▸ COLLECTED DATA:
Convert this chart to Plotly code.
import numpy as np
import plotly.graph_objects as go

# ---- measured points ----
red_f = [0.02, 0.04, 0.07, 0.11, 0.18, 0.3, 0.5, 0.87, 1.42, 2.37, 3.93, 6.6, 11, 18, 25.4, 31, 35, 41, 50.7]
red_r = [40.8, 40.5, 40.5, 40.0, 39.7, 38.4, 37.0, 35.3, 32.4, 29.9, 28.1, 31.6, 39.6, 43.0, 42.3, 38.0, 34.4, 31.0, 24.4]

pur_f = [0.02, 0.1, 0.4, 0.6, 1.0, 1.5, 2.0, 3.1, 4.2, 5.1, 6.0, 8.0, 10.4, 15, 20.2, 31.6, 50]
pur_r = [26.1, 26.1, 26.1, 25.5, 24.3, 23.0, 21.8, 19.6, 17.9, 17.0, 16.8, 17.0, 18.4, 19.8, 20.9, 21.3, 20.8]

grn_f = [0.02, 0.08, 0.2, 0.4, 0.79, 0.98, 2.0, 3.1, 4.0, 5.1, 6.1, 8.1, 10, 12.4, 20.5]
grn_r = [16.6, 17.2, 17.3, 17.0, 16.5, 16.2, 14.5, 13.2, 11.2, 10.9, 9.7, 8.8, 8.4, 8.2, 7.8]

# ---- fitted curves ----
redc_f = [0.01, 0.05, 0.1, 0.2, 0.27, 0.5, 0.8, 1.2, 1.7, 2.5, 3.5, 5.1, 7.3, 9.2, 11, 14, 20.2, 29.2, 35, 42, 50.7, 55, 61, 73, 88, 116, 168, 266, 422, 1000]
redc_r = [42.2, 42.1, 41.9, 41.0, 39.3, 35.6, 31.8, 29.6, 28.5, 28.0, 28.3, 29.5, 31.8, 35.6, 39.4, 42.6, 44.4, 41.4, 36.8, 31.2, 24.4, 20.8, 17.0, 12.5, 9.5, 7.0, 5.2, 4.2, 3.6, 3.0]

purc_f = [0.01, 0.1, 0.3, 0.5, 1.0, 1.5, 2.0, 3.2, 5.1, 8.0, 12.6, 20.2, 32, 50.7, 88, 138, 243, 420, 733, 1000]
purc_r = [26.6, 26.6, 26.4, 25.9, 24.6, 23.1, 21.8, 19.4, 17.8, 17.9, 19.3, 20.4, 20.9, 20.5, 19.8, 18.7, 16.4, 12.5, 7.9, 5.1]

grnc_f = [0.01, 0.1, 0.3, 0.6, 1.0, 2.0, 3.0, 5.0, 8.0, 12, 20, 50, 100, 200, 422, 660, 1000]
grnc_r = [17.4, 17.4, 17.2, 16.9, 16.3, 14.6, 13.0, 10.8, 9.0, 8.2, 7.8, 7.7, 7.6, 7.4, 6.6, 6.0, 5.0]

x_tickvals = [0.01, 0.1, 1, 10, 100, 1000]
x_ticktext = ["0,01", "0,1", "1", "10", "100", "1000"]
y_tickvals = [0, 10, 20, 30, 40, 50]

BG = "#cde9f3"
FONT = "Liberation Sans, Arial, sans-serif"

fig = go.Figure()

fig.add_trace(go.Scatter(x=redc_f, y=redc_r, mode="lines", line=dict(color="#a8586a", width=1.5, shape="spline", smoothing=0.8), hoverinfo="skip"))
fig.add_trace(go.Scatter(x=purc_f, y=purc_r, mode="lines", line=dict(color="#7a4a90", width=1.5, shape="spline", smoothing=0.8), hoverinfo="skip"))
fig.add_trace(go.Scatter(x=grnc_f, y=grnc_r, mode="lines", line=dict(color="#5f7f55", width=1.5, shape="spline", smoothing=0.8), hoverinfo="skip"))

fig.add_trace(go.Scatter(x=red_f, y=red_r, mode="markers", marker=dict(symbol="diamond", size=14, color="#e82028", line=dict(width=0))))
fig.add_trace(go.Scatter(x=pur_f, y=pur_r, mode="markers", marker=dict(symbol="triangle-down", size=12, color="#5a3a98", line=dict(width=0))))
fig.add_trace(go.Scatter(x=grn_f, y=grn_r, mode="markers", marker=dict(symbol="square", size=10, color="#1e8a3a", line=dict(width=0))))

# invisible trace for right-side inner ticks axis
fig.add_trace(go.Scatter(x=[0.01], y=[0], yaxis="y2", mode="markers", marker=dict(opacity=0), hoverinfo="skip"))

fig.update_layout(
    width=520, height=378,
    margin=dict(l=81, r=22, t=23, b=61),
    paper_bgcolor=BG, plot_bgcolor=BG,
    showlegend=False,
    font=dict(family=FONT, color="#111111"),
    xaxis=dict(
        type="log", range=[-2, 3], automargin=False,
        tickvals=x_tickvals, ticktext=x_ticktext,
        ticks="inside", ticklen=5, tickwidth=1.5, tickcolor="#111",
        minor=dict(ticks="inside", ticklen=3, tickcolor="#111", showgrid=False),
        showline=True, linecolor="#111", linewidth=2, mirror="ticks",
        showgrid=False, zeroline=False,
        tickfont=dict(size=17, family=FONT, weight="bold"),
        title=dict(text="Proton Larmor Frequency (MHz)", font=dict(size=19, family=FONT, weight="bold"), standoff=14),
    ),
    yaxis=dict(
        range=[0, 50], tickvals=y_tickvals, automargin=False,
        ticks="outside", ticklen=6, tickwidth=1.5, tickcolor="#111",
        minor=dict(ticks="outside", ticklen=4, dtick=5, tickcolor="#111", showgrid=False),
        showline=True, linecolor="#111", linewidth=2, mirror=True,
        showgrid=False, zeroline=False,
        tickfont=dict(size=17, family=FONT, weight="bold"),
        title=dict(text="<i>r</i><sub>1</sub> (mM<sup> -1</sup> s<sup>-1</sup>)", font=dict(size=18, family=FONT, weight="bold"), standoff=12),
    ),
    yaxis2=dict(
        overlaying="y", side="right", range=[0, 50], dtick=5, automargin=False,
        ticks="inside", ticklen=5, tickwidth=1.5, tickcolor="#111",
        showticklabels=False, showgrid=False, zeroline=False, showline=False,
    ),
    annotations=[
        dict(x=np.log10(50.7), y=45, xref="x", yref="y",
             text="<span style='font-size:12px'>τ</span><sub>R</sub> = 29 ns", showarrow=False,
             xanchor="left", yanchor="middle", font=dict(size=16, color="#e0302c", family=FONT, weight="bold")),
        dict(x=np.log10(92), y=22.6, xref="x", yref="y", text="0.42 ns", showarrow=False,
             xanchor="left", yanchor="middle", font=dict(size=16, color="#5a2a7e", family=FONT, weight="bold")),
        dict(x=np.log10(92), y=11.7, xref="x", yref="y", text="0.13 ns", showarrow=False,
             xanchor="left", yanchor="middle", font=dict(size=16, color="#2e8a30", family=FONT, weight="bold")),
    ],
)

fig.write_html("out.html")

▸ WHAT IS EXPECTED:
Repeat the material from above exactly, word for word.

▸ SOLUTION FOR THIS EXERCISE:
Convert this chart to Plotly code.
import numpy as np
import plotly.graph_objects as go

# ---- measured points ----
red_f = [0.02, 0.04, 0.07, 0.11, 0.18, 0.3, 0.5, 0.87, 1.42, 2.37, 3.93, 6.6, 11, 18, 25.4, 31, 35, 41, 50.7]
red_r = [40.8, 40.5, 40.5, 40.0, 39.7, 38.4, 37.0, 35.3, 32.4, 29.9, 28.1, 31.6, 39.6, 43.0, 42.3, 38.0, 34.4, 31.0, 24.4]

pur_f = [0.02, 0.1, 0.4, 0.6, 1.0, 1.5, 2.0, 3.1, 4.2, 5.1, 6.0, 8.0, 10.4, 15, 20.2, 31.6, 50]
pur_r = [26.1, 26.1, 26.1, 25.5, 24.3, 23.0, 21.8, 19.6, 17.9, 17.0, 16.8, 17.0, 18.4, 19.8, 20.9, 21.3, 20.8]

grn_f = [0.02, 0.08, 0.2, 0.4, 0.79, 0.98, 2.0, 3.1, 4.0, 5.1, 6.1, 8.1, 10, 12.4, 20.5]
grn_r = [16.6, 17.2, 17.3, 17.0, 16.5, 16.2, 14.5, 13.2, 11.2, 10.9, 9.7, 8.8, 8.4, 8.2, 7.8]

# ---- fitted curves ----
redc_f = [0.01, 0.05, 0.1, 0.2, 0.27, 0.5, 0.8, 1.2, 1.7, 2.5, 3.5, 5.1, 7.3, 9.2, 11, 14, 20.2, 29.2, 35, 42, 50.7, 55, 61, 73, 88, 116, 168, 266, 422, 1000]
redc_r = [42.2, 42.1, 41.9, 41.0, 39.3, 35.6, 31.8, 29.6, 28.5, 28.0, 28.3, 29.5, 31.8, 35.6, 39.4, 42.6, 44.4, 41.4, 36.8, 31.2, 24.4, 20.8, 17.0, 12.5, 9.5, 7.0, 5.2, 4.2, 3.6, 3.0]

purc_f = [0.01, 0.1, 0.3, 0.5, 1.0, 1.5, 2.0, 3.2, 5.1, 8.0, 12.6, 20.2, 32, 50.7, 88, 138, 243, 420, 733, 1000]
purc_r = [26.6, 26.6, 26.4, 25.9, 24.6, 23.1, 21.8, 19.4, 17.8, 17.9, 19.3, 20.4, 20.9, 20.5, 19.8, 18.7, 16.4, 12.5, 7.9, 5.1]

grnc_f = [0.01, 0.1, 0.3, 0.6, 1.0, 2.0, 3.0, 5.0, 8.0, 12, 20, 50, 100, 200, 422, 660, 1000]
grnc_r = [17.4, 17.4, 17.2, 16.9, 16.3, 14.6, 13.0, 10.8, 9.0, 8.2, 7.8, 7.7, 7.6, 7.4, 6.6, 6.0, 5.0]

x_tickvals = [0.01, 0.1, 1, 10, 100, 1000]
x_ticktext = ["0,01", "0,1", "1", "10", "100", "1000"]
y_tickvals = [0, 10, 20, 30, 40, 50]

BG = "#cde9f3"
FONT = "Liberation Sans, Arial, sans-serif"

fig = go.Figure()

fig.add_trace(go.Scatter(x=redc_f, y=redc_r, mode="lines", line=dict(color="#a8586a", width=1.5, shape="spline", smoothing=0.8), hoverinfo="skip"))
fig.add_trace(go.Scatter(x=purc_f, y=purc_r, mode="lines", line=dict(color="#7a4a90", width=1.5, shape="spline", smoothing=0.8), hoverinfo="skip"))
fig.add_trace(go.Scatter(x=grnc_f, y=grnc_r, mode="lines", line=dict(color="#5f7f55", width=1.5, shape="spline", smoothing=0.8), hoverinfo="skip"))

fig.add_trace(go.Scatter(x=red_f, y=red_r, mode="markers", marker=dict(symbol="diamond", size=14, color="#e82028", line=dict(width=0))))
fig.add_trace(go.Scatter(x=pur_f, y=pur_r, mode="markers", marker=dict(symbol="triangle-down", size=12, color="#5a3a98", line=dict(width=0))))
fig.add_trace(go.Scatter(x=grn_f, y=grn_r, mode="markers", marker=dict(symbol="square", size=10, color="#1e8a3a", line=dict(width=0))))

# invisible trace for right-side inner ticks axis
fig.add_trace(go.Scatter(x=[0.01], y=[0], yaxis="y2", mode="markers", marker=dict(opacity=0), hoverinfo="skip"))

fig.update_layout(
    width=520, height=378,
    margin=dict(l=81, r=22, t=23, b=61),
    paper_bgcolor=BG, plot_bgcolor=BG,
    showlegend=False,
    font=dict(family=FONT, color="#111111"),
    xaxis=dict(
        type="log", range=[-2, 3], automargin=False,
        tickvals=x_tickvals, ticktext=x_ticktext,
        ticks="inside", ticklen=5, tickwidth=1.5, tickcolor="#111",
        minor=dict(ticks="inside", ticklen=3, tickcolor="#111", showgrid=False),
        showline=True, linecolor="#111", linewidth=2, mirror="ticks",
        showgrid=False, zeroline=False,
        tickfont=dict(size=17, family=FONT, weight="bold"),
        title=dict(text="Proton Larmor Frequency (MHz)", font=dict(size=19, family=FONT, weight="bold"), standoff=14),
    ),
    yaxis=dict(
        range=[0, 50], tickvals=y_tickvals, automargin=False,
        ticks="outside", ticklen=6, tickwidth=1.5, tickcolor="#111",
        minor=dict(ticks="outside", ticklen=4, dtick=5, tickcolor="#111", showgrid=False),
        showline=True, linecolor="#111", linewidth=2, mirror=True,
        showgrid=False, zeroline=False,
        tickfont=dict(size=17, family=FONT, weight="bold"),
        title=dict(text="<i>r</i><sub>1</sub> (mM<sup> -1</sup> s<sup>-1</sup>)", font=dict(size=18, family=FONT, weight="bold"), standoff=12),
    ),
    yaxis2=dict(
        overlaying="y", side="right", range=[0, 50], dtick=5, automargin=False,
        ticks="inside", ticklen=5, tickwidth=1.5, tickcolor="#111",
        showticklabels=False, showgrid=False, zeroline=False, showline=False,
    ),
    annotations=[
        dict(x=np.log10(50.7), y=45, xref="x", yref="y",
             text="<span style='font-size:12px'>τ</span><sub>R</sub> = 29 ns", showarrow=False,
             xanchor="left", yanchor="middle", font=dict(size=16, color="#e0302c", family=FONT, weight="bold")),
        dict(x=np.log10(92), y=22.6, xref="x", yref="y", text="0.42 ns", showarrow=False,
             xanchor="left", yanchor="middle", font=dict(size=16, color="#5a2a7e", family=FONT, weight="bold")),
        dict(x=np.log10(92), y=11.7, xref="x", yref="y", text="0.13 ns", showarrow=False,
             xanchor="left", yanchor="middle", font=dict(size=16, color="#2e8a30", family=FONT, weight="bold")),
    ],
)

fig.write_html("out.html")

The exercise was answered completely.